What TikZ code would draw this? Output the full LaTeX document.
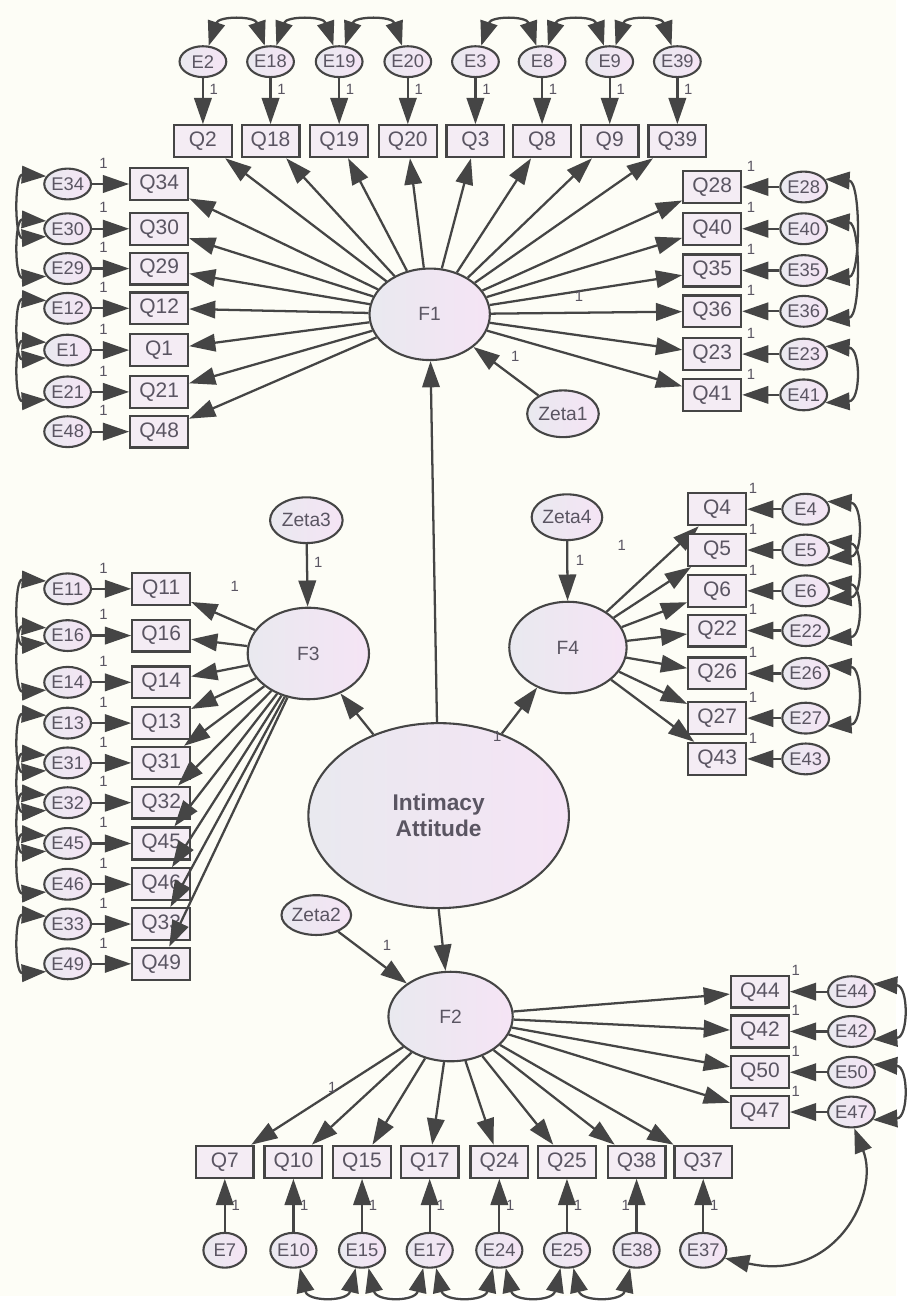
\documentclass[tikz,border=0pt]{standalone}
\usepackage{fontspec}
\setmainfont{Liberation Sans}
\usetikzlibrary{shapes.geometric,arrows.meta}
\definecolor{paper}{HTML}{FDFDF6}
\definecolor{ink}{HTML}{454545}
\definecolor{txt}{HTML}{5A5562}
\definecolor{boxfill}{HTML}{F4ECF4}
\definecolor{ellleft}{HTML}{E9E9EF}
\definecolor{ellright}{HTML}{F5E4F5}
\tikzset{
  obs/.style={draw=ink,line width=1.3pt,fill=boxfill,rectangle,minimum width=1.16cm,
    minimum height=0.64cm,inner sep=0pt,text=txt,font=\fontsize{12}{12}\selectfont},
  err/.style={draw=ink,line width=1.2pt,ellipse,left color=ellleft,right color=ellright,
    minimum width=0.94cm,minimum height=0.62cm,inner sep=0pt,text=txt,font=\fontsize{10.5}{11}\selectfont},
  lat/.style={draw=ink,line width=1.2pt,ellipse,left color=ellleft,right color=ellright,
    inner sep=0pt,text=txt,font=\fontsize{11}{11}\selectfont},
  load/.style={draw=ink,line width=1.3pt,-{Triangle[length=15pt,width=10pt]}},
  cov/.style={draw=ink,line width=1.3pt,{Triangle[length=14pt,width=10pt]}-{Triangle[length=14pt,width=10pt]}},
  wt/.style={text=txt,font=\fontsize{8.5}{9}\selectfont,inner sep=1pt},
}
\begin{document}
\begin{tikzpicture}[x=0.02cm,y=-0.02cm]
\fill[paper] (0,0) rectangle (901,1303);
% latent factors
\node[lat,minimum width=5.24cm,minimum height=3.72cm,align=center,
  font=\fontsize{13}{15}\selectfont\bfseries] (IA) at (441,820) {Intimacy\\Attitude};
\node[lat,minimum width=2.42cm,minimum height=1.84cm] (F1) at (432,316) {F1};
\node[lat,minimum width=2.44cm,minimum height=1.84cm] (F3) at (310,657) {F3};
\node[lat,minimum width=2.36cm,minimum height=1.84cm] (F4) at (571,651) {F4};
\node[lat,minimum width=2.5cm,minimum height=1.8cm] (F2) at (453,1022) {F2};
\node[lat,minimum width=1.44cm,minimum height=0.94cm] (Z1) at (566,416) {Zeta1};
\node[lat,minimum width=1.46cm,minimum height=0.92cm] (Z3) at (308,523) {Zeta3};
\node[lat,minimum width=1.42cm,minimum height=0.92cm] (Z4) at (570,520) {Zeta4};
\node[lat,minimum width=1.4cm,minimum height=0.8cm] (Z2) at (318,920) {Zeta2};
\draw[load] (IA) -- (F1);
\draw[load] (IA) -- (F3);
\draw[load] (IA) -- (F4);
\draw[load] (IA.south) -- (F2);
\node[wt] at (500,740) {1};
\draw[load] (Z1) -- (F1);
\node[wt] at (518,358) {1};
\draw[load] (Z3) -- (F3);
\node[wt] at (320,565) {1};
\draw[load] (Z4) -- (F4);
\node[wt] at (583,563) {1};
\draw[load] (Z2) -- (F2);
\node[wt] at (389,950) {1};
% F1 items
\foreach \n/\x in {2/204,18/272,19/341,20/410,3/478,8/545,9/613,39/681}{
  \node[obs] (Q\n) at (\x,142) {Q\n};
  \node[err] (E\n) at (\x,62) {E\n};
  \draw[load] (E\n) -- (Q\n);
  \node[wt] at (\x+11,90) {1};
  \draw[load] (F1) -- (Q\n);
}
\foreach \a/\b in {2/18,18/19,19/20,3/8,8/9,9/39}
  \draw[cov] (E\a.70) .. controls +(10,-30) and +(-10,-30) .. (E\b.110);
\foreach \n/\y in {34/185,30/230,29/270,12/310,1/352,21/394,48/434}{
  \node[obs] (Q\n) at (160,\y) {Q\n};
  \node[err] (E\n) at (68,\y) {E\n};
  \draw[load] (E\n) -- (Q\n);
  \node[wt] at (104,\y-21) {1};
  \draw[load] (F1) -- (Q\n);
}
\foreach \a/\b in {34/30,30/29,12/1,1/21}
  \draw[cov] (E\a.160) .. controls +(-32,-2) and +(-32,2) .. (E\b.200);
\foreach \n/\y in {28/188,40/230,35/272,36/313,23/356,41/397}{
  \node[obs] (Q\n) at (716,\y) {Q\n};
  \node[err] (E\n) at (808,\y) {E\n};
  \draw[load] (E\n) -- (Q\n);
  \node[wt] at (755,\y-21) {1};
  \draw[load] (F1) -- (Q\n);
}
\foreach \a/\b in {28/35,40/36,23/41}
  \draw[cov] (E\a.20) .. controls +(36,2) and +(36,-2) .. (E\b.-20);
\node[wt] at (582,298) {1};
% F3 items
\foreach \n/\y in {11/592,16/639,14/686,13/727,31/767,32/807,45/848,46/889,33/929,49/969}{
  \node[obs] (Q\n) at (162,\y) {Q\n};
  \node[err] (E\n) at (68,\y) {E\n};
  \draw[load] (E\n) -- (Q\n);
  \node[wt] at (104,\y-21) {1};
  \draw[load] (F3) -- (Q\n);
}
\foreach \a/\b in {11/16,16/14,13/31,31/32,32/45,45/46,33/49}
  \draw[cov] (E\a.160) .. controls +(-32,-2) and +(-32,2) .. (E\b.200);
\node[wt] at (236,590) {1};
% F4 items
\foreach \n/\y in {4/512,5/553,6/594,22/634,26/677,27/722,43/763}{
  \node[obs] (Q\n) at (721,\y) {Q\n};
  \node[err] (E\n) at (810,\y) {E\n};
  \draw[load] (E\n) -- (Q\n);
  \node[wt] at (757,\y-21) {1};
  \draw[load] (F4) -- (Q\n);
}
\foreach \a/\b in {4/5,5/6,6/22,26/27}
  \draw[cov] (E\a.20) .. controls +(36,2) and +(36,-2) .. (E\b.-20);
\node[wt] at (625,548) {1};
% F2 items
\foreach \n/\y in {44/997,42/1037,50/1078,47/1118}{
  \node[obs] (Q\n) at (764,\y) {Q\n};
  \node[err] (E\n) at (856,\y) {E\n};
  \draw[load] (E\n) -- (Q\n);
  \node[wt] at (800,\y-21) {1};
  \draw[load] (F2) -- (Q\n);
}
\foreach \a/\b in {44/42,50/47}
  \draw[cov] (E\a.20) .. controls +(36,2) and +(36,-2) .. (E\b.-20);
\foreach \n/\x/\s in {7/226/1,10/295/1,15/364/1,17/432/1,24/502/1,25/570/1,38/640/-1,37/707/1}{
  \node[obs] (Q\n) at (\x,1168) {Q\n};
  \node[err,minimum width=0.86cm,minimum height=0.7cm] (E\n) at (\x,1257) {E\n};
  \draw[load] (E\n) -- (Q\n);
  \node[wt] at (\x+11*\s,1212) {1};
  \draw[load] (F2) -- (Q\n);
}
\foreach \a/\b in {10/15,15/17,17/24,24/25,25/38}
  \draw[cov] (E\a.-70) .. controls +(8,34) and +(-8,34) .. (E\b.-110);
\draw[cov] (E37.-20) .. controls (840,1290) and (885,1200) .. (E47.-80);
\node[wt] at (334,1093) {1};
\end{tikzpicture}
\end{document}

_ _ _ _ _ _ _

- [Task brief] Reproduce the material in full, word for word, and omit the pictures.

- [Written reply]
What TikZ code would draw this? Output the full LaTeX document.
\documentclass[tikz,border=0pt]{standalone}
\usepackage{fontspec}
\setmainfont{Liberation Sans}
\usetikzlibrary{shapes.geometric,arrows.meta}
\definecolor{paper}{HTML}{FDFDF6}
\definecolor{ink}{HTML}{454545}
\definecolor{txt}{HTML}{5A5562}
\definecolor{boxfill}{HTML}{F4ECF4}
\definecolor{ellleft}{HTML}{E9E9EF}
\definecolor{ellright}{HTML}{F5E4F5}
\tikzset{
  obs/.style={draw=ink,line width=1.3pt,fill=boxfill,rectangle,minimum width=1.16cm,
    minimum height=0.64cm,inner sep=0pt,text=txt,font=\fontsize{12}{12}\selectfont},
  err/.style={draw=ink,line width=1.2pt,ellipse,left color=ellleft,right color=ellright,
    minimum width=0.94cm,minimum height=0.62cm,inner sep=0pt,text=txt,font=\fontsize{10.5}{11}\selectfont},
  lat/.style={draw=ink,line width=1.2pt,ellipse,left color=ellleft,right color=ellright,
    inner sep=0pt,text=txt,font=\fontsize{11}{11}\selectfont},
  load/.style={draw=ink,line width=1.3pt,-{Triangle[length=15pt,width=10pt]}},
  cov/.style={draw=ink,line width=1.3pt,{Triangle[length=14pt,width=10pt]}-{Triangle[length=14pt,width=10pt]}},
  wt/.style={text=txt,font=\fontsize{8.5}{9}\selectfont,inner sep=1pt},
}
\begin{document}
\begin{tikzpicture}[x=0.02cm,y=-0.02cm]
\fill[paper] (0,0) rectangle (901,1303);
% latent factors
\node[lat,minimum width=5.24cm,minimum height=3.72cm,align=center,
  font=\fontsize{13}{15}\selectfont\bfseries] (IA) at (441,820) {Intimacy\\Attitude};
\node[lat,minimum width=2.42cm,minimum height=1.84cm] (F1) at (432,316) {F1};
\node[lat,minimum width=2.44cm,minimum height=1.84cm] (F3) at (310,657) {F3};
\node[lat,minimum width=2.36cm,minimum height=1.84cm] (F4) at (571,651) {F4};
\node[lat,minimum width=2.5cm,minimum height=1.8cm] (F2) at (453,1022) {F2};
\node[lat,minimum width=1.44cm,minimum height=0.94cm] (Z1) at (566,416) {Zeta1};
\node[lat,minimum width=1.46cm,minimum height=0.92cm] (Z3) at (308,523) {Zeta3};
\node[lat,minimum width=1.42cm,minimum height=0.92cm] (Z4) at (570,520) {Zeta4};
\node[lat,minimum width=1.4cm,minimum height=0.8cm] (Z2) at (318,920) {Zeta2};
\draw[load] (IA) -- (F1);
\draw[load] (IA) -- (F3);
\draw[load] (IA) -- (F4);
\draw[load] (IA.south) -- (F2);
\node[wt] at (500,740) {1};
\draw[load] (Z1) -- (F1);
\node[wt] at (518,358) {1};
\draw[load] (Z3) -- (F3);
\node[wt] at (320,565) {1};
\draw[load] (Z4) -- (F4);
\node[wt] at (583,563) {1};
\draw[load] (Z2) -- (F2);
\node[wt] at (389,950) {1};
% F1 items
\foreach \n/\x in {2/204,18/272,19/341,20/410,3/478,8/545,9/613,39/681}{
  \node[obs] (Q\n) at (\x,142) {Q\n};
  \node[err] (E\n) at (\x,62) {E\n};
  \draw[load] (E\n) -- (Q\n);
  \node[wt] at (\x+11,90) {1};
  \draw[load] (F1) -- (Q\n);
}
\foreach \a/\b in {2/18,18/19,19/20,3/8,8/9,9/39}
  \draw[cov] (E\a.70) .. controls +(10,-30) and +(-10,-30) .. (E\b.110);
\foreach \n/\y in {34/185,30/230,29/270,12/310,1/352,21/394,48/434}{
  \node[obs] (Q\n) at (160,\y) {Q\n};
  \node[err] (E\n) at (68,\y) {E\n};
  \draw[load] (E\n) -- (Q\n);
  \node[wt] at (104,\y-21) {1};
  \draw[load] (F1) -- (Q\n);
}
\foreach \a/\b in {34/30,30/29,12/1,1/21}
  \draw[cov] (E\a.160) .. controls +(-32,-2) and +(-32,2) .. (E\b.200);
\foreach \n/\y in {28/188,40/230,35/272,36/313,23/356,41/397}{
  \node[obs] (Q\n) at (716,\y) {Q\n};
  \node[err] (E\n) at (808,\y) {E\n};
  \draw[load] (E\n) -- (Q\n);
  \node[wt] at (755,\y-21) {1};
  \draw[load] (F1) -- (Q\n);
}
\foreach \a/\b in {28/35,40/36,23/41}
  \draw[cov] (E\a.20) .. controls +(36,2) and +(36,-2) .. (E\b.-20);
\node[wt] at (582,298) {1};
% F3 items
\foreach \n/\y in {11/592,16/639,14/686,13/727,31/767,32/807,45/848,46/889,33/929,49/969}{
  \node[obs] (Q\n) at (162,\y) {Q\n};
  \node[err] (E\n) at (68,\y) {E\n};
  \draw[load] (E\n) -- (Q\n);
  \node[wt] at (104,\y-21) {1};
  \draw[load] (F3) -- (Q\n);
}
\foreach \a/\b in {11/16,16/14,13/31,31/32,32/45,45/46,33/49}
  \draw[cov] (E\a.160) .. controls +(-32,-2) and +(-32,2) .. (E\b.200);
\node[wt] at (236,590) {1};
% F4 items
\foreach \n/\y in {4/512,5/553,6/594,22/634,26/677,27/722,43/763}{
  \node[obs] (Q\n) at (721,\y) {Q\n};
  \node[err] (E\n) at (810,\y) {E\n};
  \draw[load] (E\n) -- (Q\n);
  \node[wt] at (757,\y-21) {1};
  \draw[load] (F4) -- (Q\n);
}
\foreach \a/\b in {4/5,5/6,6/22,26/27}
  \draw[cov] (E\a.20) .. controls +(36,2) and +(36,-2) .. (E\b.-20);
\node[wt] at (625,548) {1};
% F2 items
\foreach \n/\y in {44/997,42/1037,50/1078,47/1118}{
  \node[obs] (Q\n) at (764,\y) {Q\n};
  \node[err] (E\n) at (856,\y) {E\n};
  \draw[load] (E\n) -- (Q\n);
  \node[wt] at (800,\y-21) {1};
  \draw[load] (F2) -- (Q\n);
}
\foreach \a/\b in {44/42,50/47}
  \draw[cov] (E\a.20) .. controls +(36,2) and +(36,-2) .. (E\b.-20);
\foreach \n/\x/\s in {7/226/1,10/295/1,15/364/1,17/432/1,24/502/1,25/570/1,38/640/-1,37/707/1}{
  \node[obs] (Q\n) at (\x,1168) {Q\n};
  \node[err,minimum width=0.86cm,minimum height=0.7cm] (E\n) at (\x,1257) {E\n};
  \draw[load] (E\n) -- (Q\n);
  \node[wt] at (\x+11*\s,1212) {1};
  \draw[load] (F2) -- (Q\n);
}
\foreach \a/\b in {10/15,15/17,17/24,24/25,25/38}
  \draw[cov] (E\a.-70) .. controls +(8,34) and +(-8,34) .. (E\b.-110);
\draw[cov] (E37.-20) .. controls (840,1290) and (885,1200) .. (E47.-80);
\node[wt] at (334,1093) {1};
\end{tikzpicture}
\end{document}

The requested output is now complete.